Circulatory System Flashcards
How do small aquatic invertebrates obtain oxygen?
Diffusion through gastrovascular cavities.
Describe what open circulatory systems are and which organisms have them?
- No distinction between tissue fluid and blood = haemolymph
- Fluid squeezed through intercellular spaces by animal movement + muscular pump (tubular heart)
- e.g. insects.
Describe closed circulatory systems.
- Blood separate from blood
- Muscular pump (heart)
- Some blood components never leave vessels.
What are the advantages of circulatory systems?

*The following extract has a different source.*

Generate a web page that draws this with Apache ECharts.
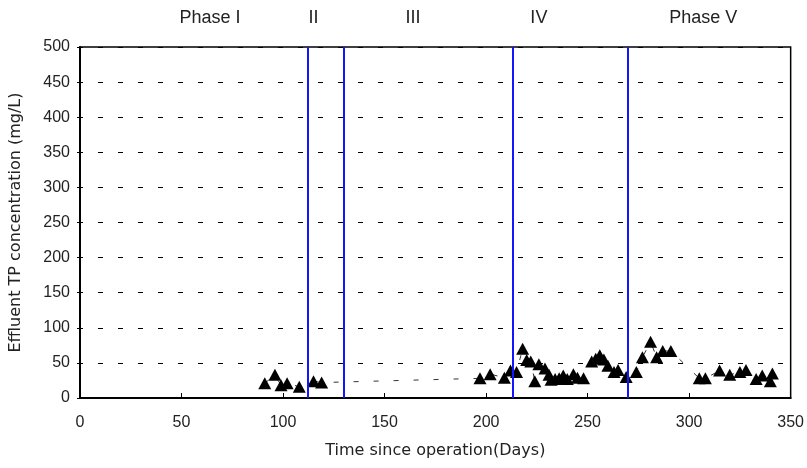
<!DOCTYPE html>
<html>
<head>
<meta charset="utf-8">
<script src="https://cdn.jsdelivr.net/npm/echarts@6/dist/echarts.min.js"></script>
<style>
html,body{margin:0;padding:0;background:#fff;}
#main{width:807px;height:468px;}
</style>
</head>
<body>
<div id="main"></div>
<script>
// Data (day, effluent TP mg/L)
var days = [91,96,99,102,108,115,119,
  197,202,209,212,215,218,220,222,224,226,229,231,232,234,236,238,240,243,245,248,
  252,254,256,258,260,263,265,269,274,277,281,284,287,291,
  305,308,315,320,325,328,333,336,340,341];
var tp = [21,33,18,21,16,24,22,
  28,34,29,39,37,70,54,52,24,48,42,33,26,27,28,32,27,34,29,28,
  52,56,61,55,46,37,40,30,37,58,80,58,67,67,
  28,28,39,33,37,40,27,32,24,35];
var phaseBoundaries = [112,130,213,270];
var phaseLabels = ['Phase I','II','III','IV','Phase V'];
var phaseLabelDays = [64,115,164,226,307];
var xTicks = [0,50,100,150,200,250,300,350];
var yTicks = [0,50,100,150,200,250,300,350,400,450,500];

var points = days.map(function(d,i){return [d,tp[i]];});

var chart = echarts.init(document.getElementById('main'), null, {renderer:'canvas'});
var option = {
  animation:false,
  backgroundColor:'#fff',
  grid:{left:77,right:14,top:47,bottom:70,show:true,borderColor:'#000',borderWidth:1.5,backgroundColor:'transparent'},
  xAxis:{
    type:'value',min:xTicks[0],max:xTicks[xTicks.length-1],interval:50,
    name:'Time since operation(Days)',nameLocation:'middle',nameGap:45,
    nameTextStyle:{fontFamily:'DejaVu Sans',fontSize:16,color:'#222'},
    axisLine:{show:true,onZero:false,lineStyle:{color:'#000',width:2}},
    axisTick:{show:true,inside:true,length:5,lineStyle:{color:'#000',width:1}},
    axisLabel:{fontFamily:'Liberation Sans',fontSize:16,color:'#222',margin:17},
    splitLine:{show:false}
  },
  yAxis:{
    type:'value',min:yTicks[0],max:yTicks[yTicks.length-1],interval:50,
    name:'Effluent TP concentration (mg/L)',nameLocation:'middle',nameGap:56,nameRotate:90,
    nameTextStyle:{fontFamily:'DejaVu Sans',fontSize:16,color:'#222'},
    axisLine:{show:true,lineStyle:{color:'#000',width:2}},
    axisTick:{show:true,inside:false,length:3,lineStyle:{color:'#000'}},
    axisLabel:{fontFamily:'Liberation Sans',fontSize:16,color:'#222',margin:10},
    splitLine:{show:true,lineStyle:{color:'#000',width:1,type:[5,15],dashOffset:2}}
  },
  series:[{
    type:'line',
    data:points,
    symbol:'triangle',
    symbolSize:[13,12],
    itemStyle:{color:'#000'},
    lineStyle:{color:'#333',width:1,type:[5,15]},
    z:3,
    markLine:{
      silent:true,
      symbol:['none','none'],
      label:{show:false},
      lineStyle:{color:'#1414ff',width:2,type:'solid'},
      data:phaseBoundaries.map(function(b){return {xAxis:b};})
    }
  }]
};
chart.setOption(option);

var g = phaseLabels.map(function(t,i){
  var p = chart.convertToPixel({gridIndex:0},[phaseLabelDays[i],500]);
  return {type:'text',x:p[0],y:18,style:{text:t,fontFamily:'Liberation Sans',fontSize:18,fill:'#222',align:'center',verticalAlign:'middle'}};
});
chart.setOption({graphic:g});
</script>
</body>
</html>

- Blood flows through vessels than intracellular spaces
- Possible to selectively direct blood to specific areas
- Transport facilitating molecules can be kept within vessels
> Support higher level of metabolic activity.
What are the components of blood?
- Red blood cells
- White blood cells
- Platelets
- Plasma.
Describe red blood cells.
- Otherwise known as Erythrocytes
- Biconcave
- Have haemoglobin.
Describe the structure of haemoglobin.
- 2 alpha subunits
- 2 beta subunits
- Each has a haem (Fe) group
- Cooperative binding of oxygen.
What blood vessels make up the vascular system?
- Arteries
- Veins
- Capillaries.
Describe arteries and arterioles.
- Move blood away from heart
- Usually oxygenated
- Walls made of elastin and smooth muscle.
Describe veins and venules.
- Take blood to heart (except hepatic portal vein (liver))
- Usually deoxygenated
- Low pressure blood - moving against gravity.
Describe capillaries.
- Thin permeable walls
- Adjacent to all body cells
- Small diameter but huge number = slow blood flow
- Leaky - fenestrations
- Blood pressure squeezes out water and some solutes on arterial side
- Proteins and other solutes create osmotic potential - draws water back in on venous side
- Differentially selective.
Describe lymphatic vessels.
- Some tissue fluid not drawn back into capillaries
- System of blind-ended vessels
- Merge into larger vessels, drain into superior vena cava
- Lymph nodes
- Skeletal muscle movement.
Define atria.
Smaller chamber that blood initially returns to.
Define ventricles.
Larger chamber that collects blood and pressurises it.
Define pulmonary artery.
Takes blood to lungs.
Define pulmonary vein.
Returns blood from lungs.
Define aorta.
Takes blood to body.
Define Vena cava.
Returns blood from body.
What are pace maker cells?
Cells found in cardiac muscle which ensures the heart beats at the correct rhythm at that each cardiac muscle cells coordinates with each other i.e. beats at the same time.
How do pacemaker cells create their own action potentials?
Leaky membranes allow sodium to move in to cells and potassium to move out without any external triggers.
Define diastole.
Relaxing of the heart.
Define systole.
Compressing of the heart.
Define end-diastolic volume (EDV)?
Maximum amount of blood in ventricles at end of ventricular relaxation.
Define isovolumic ventricular contraction.
First phase of ventricular contraction pushes AV valves closed but does not create enough pressure to open semilunar valves.